Selon les officiels de la République fédérale d’Allemagne, la lutte contre le terrorisme ne peut pas justifier une surveillance totale. Les commentaires des réseaux sociaux corroborent cette vue. Pourtant, il existe des gens qui pensent que l’avantage d’un contrôle total l’emporte sur le respect de la vie privée. Les services spéciaux allemands semblent guidés par ce principe dans le futur. Selon des fuites dans des médias, les services fédéraux de renseignement ont créé un nouveau département pour la surveillance d’Internet. Pour prévenir les menaces terroristes, l’agence allemande de renseignement à l’étranger, le BND, envisage d’investir 100 millions d’euros afin de renforcer sa capacité de surveillance de l’Internet. L’hebdomadaire Der Spiegel rapporte que le BND envisage d’étendre son programme de surveillance pour couvrir 20 % de toutes les communications entre l’Allemagne et les pays étrangers.
L’Agence envisage d’engager 100 nouveaux agents de « reconnaissance technique ». Certains politiciens ont imaginé des propositions de loi d’extension de la surveillance. Le ministre de l’Intérieur et des Sports de Saxe-Anhalt, Holger Stahlknecht, a rédigé une loi introduisant de nouvelles règles de surveillance des télécommunications. Elle oblige les entreprises à fournir au Bureau de protection de la Constitution les données des internautes, incluant adresses IP, codes pin et mots de passe. « Sachant que les États-Unis et la Grande-Bretagne ont été pris, nous devons légaliser la surveillance qui en réalité a commencé il y a fort longtemps », dit un lecteur du Mitteldeutsche Zeitung « Bienvenue en 1984 ! », conclue ironiquement un lecteur d’un journal est-allemand .
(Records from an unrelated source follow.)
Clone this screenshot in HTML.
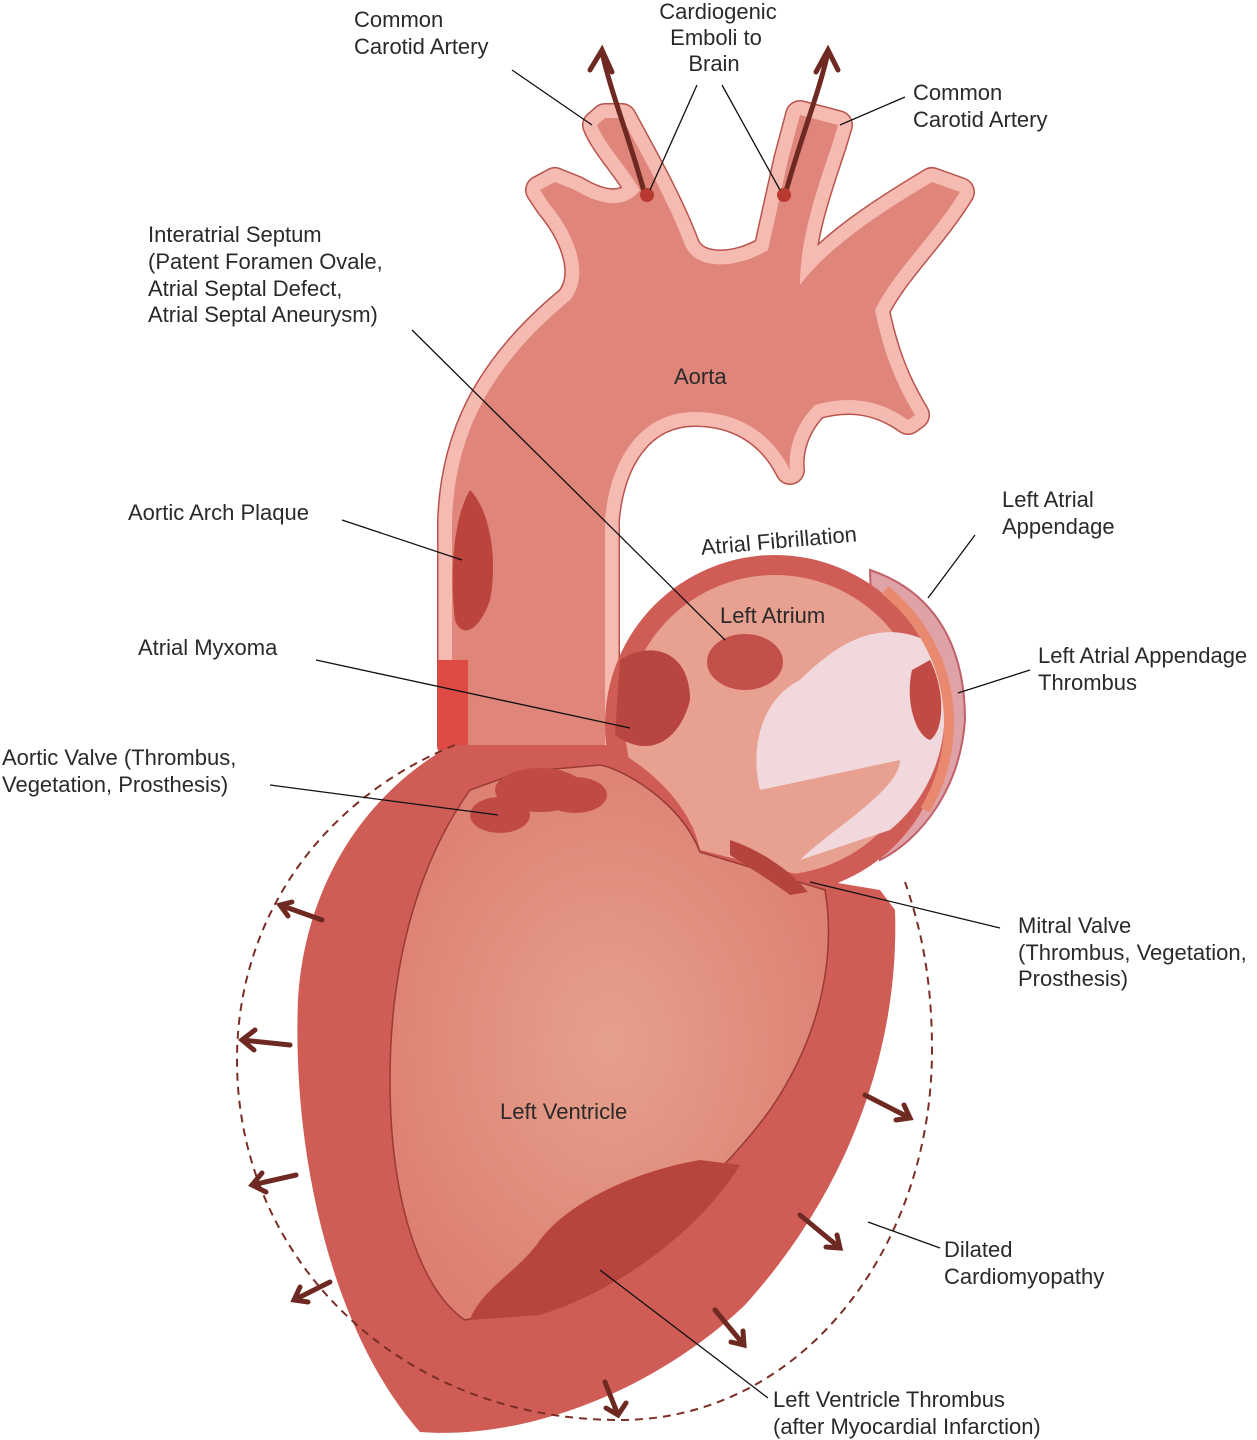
<!DOCTYPE html>
<html><head><meta charset="utf-8"><style>
html,body{margin:0;padding:0;background:#fff}
svg{display:block}
text{font-family:"Liberation Sans",sans-serif;font-size:22px;fill:#2a2a2a}
</style></head><body>
<svg width="1257" height="1440" viewBox="0 0 1257 1440" xmlns="http://www.w3.org/2000/svg">
<defs>
<path id="ao" d="M 452,745 L 452,520 C 455,440 485,370 570,300 C 590,275 575,235 550,205 L 540,190 L 555,182 L 575,190 C 600,205 625,210 640,190 C 625,165 605,145 597,125 L 605,118 L 622,118 C 645,160 670,205 685,245 C 695,270 735,270 768,250 L 788,160 L 800,115 L 838,125 L 832,145 C 815,195 800,240 800,285 C 830,245 885,210 932,182 L 960,192 C 930,240 895,270 875,310 C 885,360 900,390 915,415 L 908,420 C 880,400 850,395 815,405 C 795,425 788,450 790,470 C 770,430 735,412 695,412 C 640,412 610,460 605,520 L 605,745 Z"/>
<radialGradient id="lv" cx="0.5" cy="0.5" r="0.6"><stop offset="0" stop-color="#e6a08c"/><stop offset="1" stop-color="#dc7e70"/></radialGradient>
</defs>
<use href="#ao" fill="none" stroke="#b9544c" stroke-width="30" stroke-linejoin="round"/>
<use href="#ao" fill="none" stroke="#f5bab2" stroke-width="27" stroke-linejoin="round"/>
<use href="#ao" fill="#df8579"/>
<rect x="438" y="660" width="30" height="90" fill="#e04a44"/>
<path d="M 470,490 C 490,510 498,560 490,600 C 480,630 462,640 455,620 C 450,580 452,520 470,490 Z" fill="#bb443d"/>
<path d="M 870,570 C 930,590 965,640 965,720 C 960,790 920,840 880,860 Z" fill="#dfa2a6" stroke="#c06068" stroke-width="2"/>
<circle cx="775" cy="725" r="170" fill="#cf5c55"/>
<circle cx="775" cy="725" r="150" fill="#e8a090"/>
<path d="M 930,650 A 150 150 0 0 1 890,830 L 800,860 C 830,830 900,790 900,760 L 760,790 C 750,750 760,700 800,680 C 840,640 880,620 925,640 Z" fill="#f0d8dc"/>
<path d="M 885,590 A 170 170 0 0 1 925,810" fill="none" stroke="#e98a70" stroke-width="10"/>
<path d="M 930,660 C 945,690 945,730 930,740 C 915,735 905,700 912,670 Z" fill="#c24a44"/>
<path d="M 620,660 C 650,640 690,650 690,700 C 680,740 650,760 615,735 Z" fill="#b8453f"/>
<ellipse cx="745" cy="662" rx="38" ry="28" fill="#c4504a"/>
<path d="M 452,745 C 370,790 305,880 298,1000 C 292,1150 330,1330 420,1432 C 520,1440 650,1395 745,1305 C 840,1200 900,1060 895,910 L 880,890 L 820,880 L 700,850 C 690,800 640,760 605,745 Z" fill="#cf5c55"/>
<path d="M 470,790 C 420,860 390,960 390,1080 C 390,1200 420,1290 465,1320 C 560,1300 690,1220 770,1110 C 825,1030 835,950 825,890 L 700,852 C 680,800 620,768 600,765 L 520,772 Z" fill="url(#lv)" stroke="#9a3a34" stroke-width="1.5"/>
<path d="M 470,1320 C 480,1290 520,1270 540,1240 C 570,1200 640,1170 700,1160 L 740,1165 C 700,1230 620,1290 540,1315 Z" fill="#b8443e"/>
<ellipse cx="540" cy="790" rx="45" ry="22" fill="#c04a44"/><ellipse cx="575" cy="795" rx="32" ry="18" fill="#c04a44"/><ellipse cx="500" cy="815" rx="30" ry="18" fill="#c04a44"/>
<path d="M 730,840 C 760,850 790,870 808,892 L 790,895 C 770,880 745,865 730,855 Z" fill="#b5443d"/>
<path d="M 455,745 C 320,800 237,920 237,1060 C 237,1260 400,1420 620,1420 C 800,1420 932,1250 932,1050 C 932,970 918,920 905,882" fill="none" stroke="#7a2e26" stroke-width="2" stroke-dasharray="8,6"/>
<g stroke="#6e2a22" stroke-width="5" fill="none" stroke-linecap="round">
<path d="M 322,920 L 280,905 M 292,902 L 280,905 L 288,916"/>
<path d="M 290,1045 L 242,1040 M 255,1030 L 242,1040 L 254,1050"/>
<path d="M 296,1175 L 252,1185 M 262,1173 L 252,1185 L 266,1192"/>
<path d="M 330,1282 L 294,1300 M 300,1287 L 294,1300 L 308,1302"/>
<path d="M 605,1382 L 618,1415 M 606,1408 L 618,1415 L 626,1403"/>
<path d="M 715,1310 L 744,1345 M 731,1342 L 744,1345 L 743,1331"/>
<path d="M 800,1215 L 840,1248 M 826,1247 L 840,1248 L 837,1235"/>
<path d="M 865,1095 L 910,1118 M 896,1120 L 910,1118 L 904,1105"/>
<path d="M 645,195 C 630,140 610,90 602,52 M 590,70 L 602,50 L 612,72"/>
<path d="M 785,195 C 800,140 820,90 828,52 M 816,72 L 828,50 L 838,70"/>
</g>
<circle cx="647" cy="195" r="7" fill="#b83a30"/><circle cx="784" cy="195" r="7" fill="#b83a30"/>
<g stroke="#111" stroke-width="1.3">
<line x1="512" y1="70" x2="592" y2="125"/>
<line x1="697" y1="85" x2="650" y2="190"/>
<line x1="722" y1="85" x2="780" y2="190"/>
<line x1="905" y1="97" x2="840" y2="125"/>
<line x1="412" y1="330" x2="725" y2="640"/>
<line x1="342" y1="520" x2="462" y2="560"/>
<line x1="975" y1="535" x2="928" y2="598"/>
<line x1="316" y1="660" x2="630" y2="728"/>
<line x1="1030" y1="670" x2="958" y2="693"/>
<line x1="270" y1="785" x2="498" y2="815"/>
<line x1="1000" y1="928" x2="810" y2="882"/>
<line x1="940" y1="1248" x2="868" y2="1222"/>
<line x1="768" y1="1398" x2="600" y2="1270"/>
</g>
<text x="354" y="27">Common</text><text x="354" y="54">Carotid Artery</text>
<text x="718" y="19" text-anchor="middle">Cardiogenic</text><text x="716" y="45" text-anchor="middle">Emboli to</text><text x="714" y="71" text-anchor="middle">Brain</text>
<text x="913" y="100">Common</text><text x="913" y="127">Carotid Artery</text>
<text x="148" y="242">Interatrial Septum</text><text x="148" y="269">(Patent Foramen Ovale,</text><text x="148" y="296">Atrial Septal Defect,</text><text x="148" y="322">Atrial Septal Aneurysm)</text>
<text x="674" y="384">Aorta</text>
<text x="128" y="520">Aortic Arch Plaque</text>
<text x="1002" y="507">Left Atrial</text><text x="1002" y="534">Appendage</text>
<text x="700" y="548" transform="rotate(-5 780 535)">Atrial Fibrillation</text>
<text x="720" y="623">Left Atrium</text>
<text x="138" y="655">Atrial Myxoma</text>
<text x="1038" y="663">Left Atrial Appendage</text><text x="1038" y="690">Thrombus</text>
<text x="2" y="765">Aortic Valve (Thrombus,</text><text x="2" y="792">Vegetation, Prosthesis)</text>
<text x="1018" y="933">Mitral Valve</text><text x="1018" y="960">(Thrombus, Vegetation,</text><text x="1018" y="986">Prosthesis)</text>
<text x="500" y="1119">Left Ventricle</text>
<text x="944" y="1257">Dilated</text><text x="944" y="1284">Cardiomyopathy</text>
<text x="773" y="1407">Left Ventricle Thrombus</text><text x="773" y="1434">(after Myocardial Infarction)</text>
</svg>
</body></html>
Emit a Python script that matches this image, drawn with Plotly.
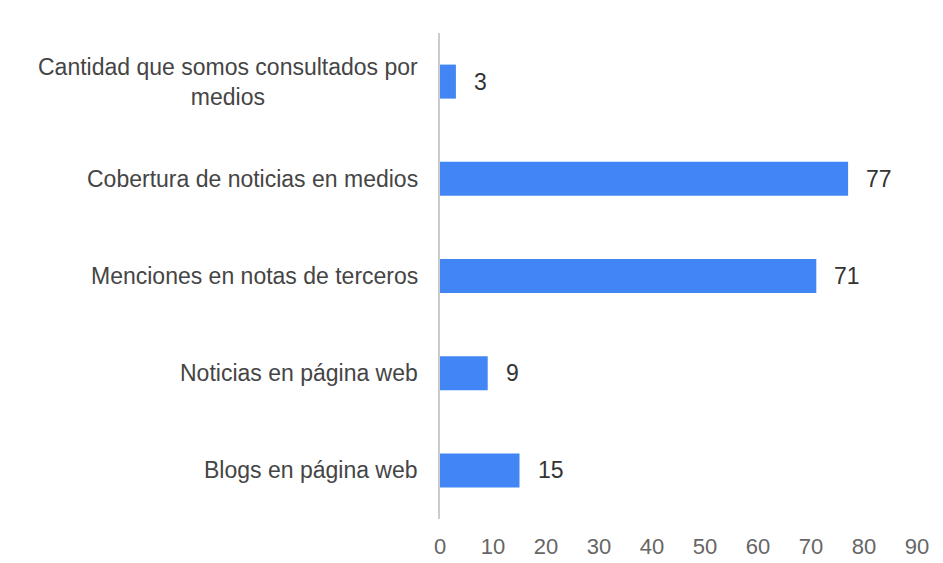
import plotly.graph_objects as go

categorias = [
    "Cantidad que somos consultados por<br>medios",
    "Cobertura de noticias en medios",
    "Menciones en notas de terceros",
    "Noticias en página web",
    "Blogs en página web",
]
valores = [3, 77, 71, 9, 15]
x_ticks = [0, 10, 20, 30, 40, 50, 60, 70, 80, 90]

FONT = "Liberation Sans, Arial, sans-serif"
AZUL = "#4285f4"

fig = go.Figure(go.Bar(
    x=valores, y=categorias, orientation="h",
    marker=dict(color=AZUL, line=dict(width=0)),
    hoverinfo="skip",
))

# etiquetas de categoria (centradas, como en el original)
for cat in categorias:
    fig.add_annotation(
        xref="paper", x=0, yref="y", y=cat, text=cat, showarrow=False,
        xanchor="right", xshift=-20, align="center",
        font=dict(family=FONT, size=23, color="#454545"),
    )

# valores al final de cada barra
for cat, v in zip(categorias, valores):
    fig.add_annotation(
        xref="x", x=v, yref="y", y=cat, text=str(v), showarrow=False,
        xanchor="left", xshift=16,
        font=dict(family=FONT, size=23, color="#333333"),
    )

# la pagina tiene 8px de margen en body, se compensa aqui
fig.update_layout(
    width=943, height=563,
    margin=dict(l=432, r=34, t=25, b=38),
    paper_bgcolor="white", plot_bgcolor="white",
    bargap=0.65, showlegend=False,
    font=dict(family=FONT),
)
fig.update_xaxes(
    range=[0, 90], tickvals=x_ticks, showgrid=False, zeroline=False,
    showline=False, ticks="", ticklabelstandoff=12,
    tickfont=dict(family=FONT, size=22, color="#666666"),
)
fig.update_yaxes(
    autorange="reversed", showticklabels=False, showgrid=False,
    zeroline=False, showline=True, linecolor="#cccccc", linewidth=2, ticks="",
)

fig.write_html("out.html")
[1] El-Dorado Canyon : nom de code du bombardement de la Libye par les USA, le 15 avril 1986. L’attaque avait été conduite par l’Armée de l’Air, la Marine et l’Infanterie de marine en rétorsion à un attentat à la bombe contre une discothèque de Berlin fréquentée par des soldats US. Il s’avéra ultérieurement que l’attentat était une manipulation israélienne.